_What to work on_.
Your task is to transcribe all the entries exactly, excluding pictures.

[Figure scripts]
# # # # # # #

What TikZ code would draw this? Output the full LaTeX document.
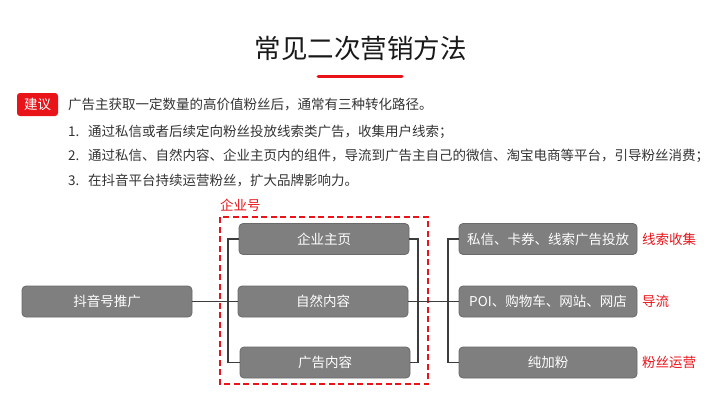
\documentclass[tikz,border=0pt]{standalone}
\usepackage{fontspec}
\newfontfamily\cjk{Noto Sans CJK SC}
\definecolor{myred}{HTML}{E8141A}
\definecolor{boxgray}{HTML}{7F7F7F}
\definecolor{boxedge}{HTML}{6A6A6A}
\definecolor{linegray}{HTML}{3C3C3C}
\definecolor{txt}{HTML}{333333}
\begin{document}
\begin{tikzpicture}[x=1pt,y=-1pt,
  every node/.style={font=\cjk\fontsize{13.5}{16}\selectfont, inner sep=0pt},
  graybox/.style={draw=boxedge, line width=0.8pt, fill=boxgray, rounded corners=4pt,
    minimum height=31pt, text=white},
  conn/.style={draw=linegray, line width=1.5pt},
  redlab/.style={text=myred, anchor=west},
  bodytxt/.style={text=txt, anchor=west}]
\useasboundingbox (0,0) rectangle (720,405);
% title
\node[font=\cjk\fontsize{26.5}{30}\selectfont, text=black!90] (title) at (360.5,48) {常见二次营销方法};
\draw[myred, line width=3pt, line cap=round] (318,76) -- (402,76);
% suggestion
\node[fill=myred, rounded corners=3pt, text=white, minimum width=41pt, minimum height=23pt] (tag) at (37.5,104.5) {建议};
\node[bodytxt] (l0) at (68,105) {广告主获取一定数量的高价值粉丝后，通常有三种转化路径。};
\node[bodytxt] (n1) at (68,131.5) {1.};
\node[bodytxt] (l1) at (88,131.5) {通过私信或者后续定向粉丝投放线索类广告，收集用户线索；};
\node[bodytxt] (n2) at (68,156) {2.};
\node[bodytxt] (l2) at (88,156) {通过私信、自然内容、企业主页内的组件，导流到广告主自己的微信、淘宝电商等平台，引导粉丝消费；};
\node[bodytxt] (n3) at (68,180.5) {3.};
\node[bodytxt] (l3) at (88,180.5) {在抖音平台持续运营粉丝，扩大品牌影响力。};
% diagram
\node[graybox, minimum width=170pt] (L) at (107,301.5) {抖音号推广};
\node[graybox, minimum width=170pt] (M1) at (324,239) {企业主页};
\node[graybox, minimum width=170pt] (M2) at (323,301.5) {自然内容};
\node[graybox, minimum width=170pt] (M3) at (325,362.5) {广告内容};
\node[graybox, minimum width=178pt] (R1) at (548,239) {私信、卡券、线索广告投放};
\node[graybox, minimum width=178pt] (R2) at (548,301.5) {POI、购物车、网站、网店};
\node[graybox, minimum width=178pt] (R3) at (548,362.5) {纯加粉};
\node[redlab] (c1) at (642,239) {线索收集};
\node[redlab] (c2) at (642,301.5) {导流};
\node[redlab] (c3) at (642,362.5) {粉丝运营};
% dashed group
\draw[myred, line width=2pt, dash pattern=on 6pt off 3.5pt] (220,217) rectangle (428,384);
\node[redlab] (grp) at (220,205) {企业号};
% connectors
\coordinate (jl) at (228,301.5);
\coordinate (jr) at (418,301.5);
\coordinate (jr2) at (448,301.5);
\draw[conn] (L.east) -- (M2.west);
\draw[conn] (M1.west) -| (jl) |- (M3.west);
\draw[conn] (M1.east) -| (jr) |- (M3.east);
\draw[conn] (M2.east) -- (jr2);
\draw[conn] (R1.west) -| (jr2) |- (R3.west);
\draw[conn] (jr2) -- (R2.west);
\end{tikzpicture}
\end{document}
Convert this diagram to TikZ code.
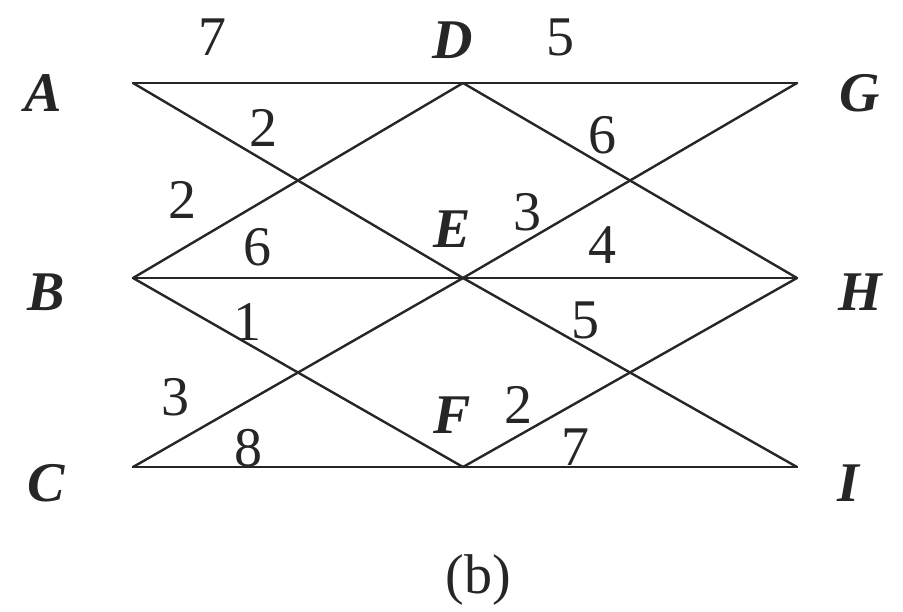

# # # # # # #

_Exercise result_.
What TikZ code would draw this? Output the full LaTeX document.
\documentclass[tikz,border=0pt]{standalone}
\usepackage{fontspec}
\newfontfamily\cjk{Noto Sans CJK SC}
\definecolor{myred}{HTML}{E8141A}
\definecolor{boxgray}{HTML}{7F7F7F}
\definecolor{boxedge}{HTML}{6A6A6A}
\definecolor{linegray}{HTML}{3C3C3C}
\definecolor{txt}{HTML}{333333}
\begin{document}
\begin{tikzpicture}[x=1pt,y=-1pt,
  every node/.style={font=\cjk\fontsize{13.5}{16}\selectfont, inner sep=0pt},
  graybox/.style={draw=boxedge, line width=0.8pt, fill=boxgray, rounded corners=4pt,
    minimum height=31pt, text=white},
  conn/.style={draw=linegray, line width=1.5pt},
  redlab/.style={text=myred, anchor=west},
  bodytxt/.style={text=txt, anchor=west}]
\useasboundingbox (0,0) rectangle (720,405);
% title
\node[font=\cjk\fontsize{26.5}{30}\selectfont, text=black!90] (title) at (360.5,48) {常见二次营销方法};
\draw[myred, line width=3pt, line cap=round] (318,76) -- (402,76);
% suggestion
\node[fill=myred, rounded corners=3pt, text=white, minimum width=41pt, minimum height=23pt] (tag) at (37.5,104.5) {建议};
\node[bodytxt] (l0) at (68,105) {广告主获取一定数量的高价值粉丝后，通常有三种转化路径。};
\node[bodytxt] (n1) at (68,131.5) {1.};
\node[bodytxt] (l1) at (88,131.5) {通过私信或者后续定向粉丝投放线索类广告，收集用户线索；};
\node[bodytxt] (n2) at (68,156) {2.};
\node[bodytxt] (l2) at (88,156) {通过私信、自然内容、企业主页内的组件，导流到广告主自己的微信、淘宝电商等平台，引导粉丝消费；};
\node[bodytxt] (n3) at (68,180.5) {3.};
\node[bodytxt] (l3) at (88,180.5) {在抖音平台持续运营粉丝，扩大品牌影响力。};
% diagram
\node[graybox, minimum width=170pt] (L) at (107,301.5) {抖音号推广};
\node[graybox, minimum width=170pt] (M1) at (324,239) {企业主页};
\node[graybox, minimum width=170pt] (M2) at (323,301.5) {自然内容};
\node[graybox, minimum width=170pt] (M3) at (325,362.5) {广告内容};
\node[graybox, minimum width=178pt] (R1) at (548,239) {私信、卡券、线索广告投放};
\node[graybox, minimum width=178pt] (R2) at (548,301.5) {POI、购物车、网站、网店};
\node[graybox, minimum width=178pt] (R3) at (548,362.5) {纯加粉};
\node[redlab] (c1) at (642,239) {线索收集};
\node[redlab] (c2) at (642,301.5) {导流};
\node[redlab] (c3) at (642,362.5) {粉丝运营};
% dashed group
\draw[myred, line width=2pt, dash pattern=on 6pt off 3.5pt] (220,217) rectangle (428,384);
\node[redlab] (grp) at (220,205) {企业号};
% connectors
\coordinate (jl) at (228,301.5);
\coordinate (jr) at (418,301.5);
\coordinate (jr2) at (448,301.5);
\draw[conn] (L.east) -- (M2.west);
\draw[conn] (M1.west) -| (jl) |- (M3.west);
\draw[conn] (M1.east) -| (jr) |- (M3.east);
\draw[conn] (M2.east) -- (jr2);
\draw[conn] (R1.west) -| (jr2) |- (R3.west);
\draw[conn] (jr2) -- (R2.west);
\end{tikzpicture}
\end{document}
Convert this diagram to TikZ code.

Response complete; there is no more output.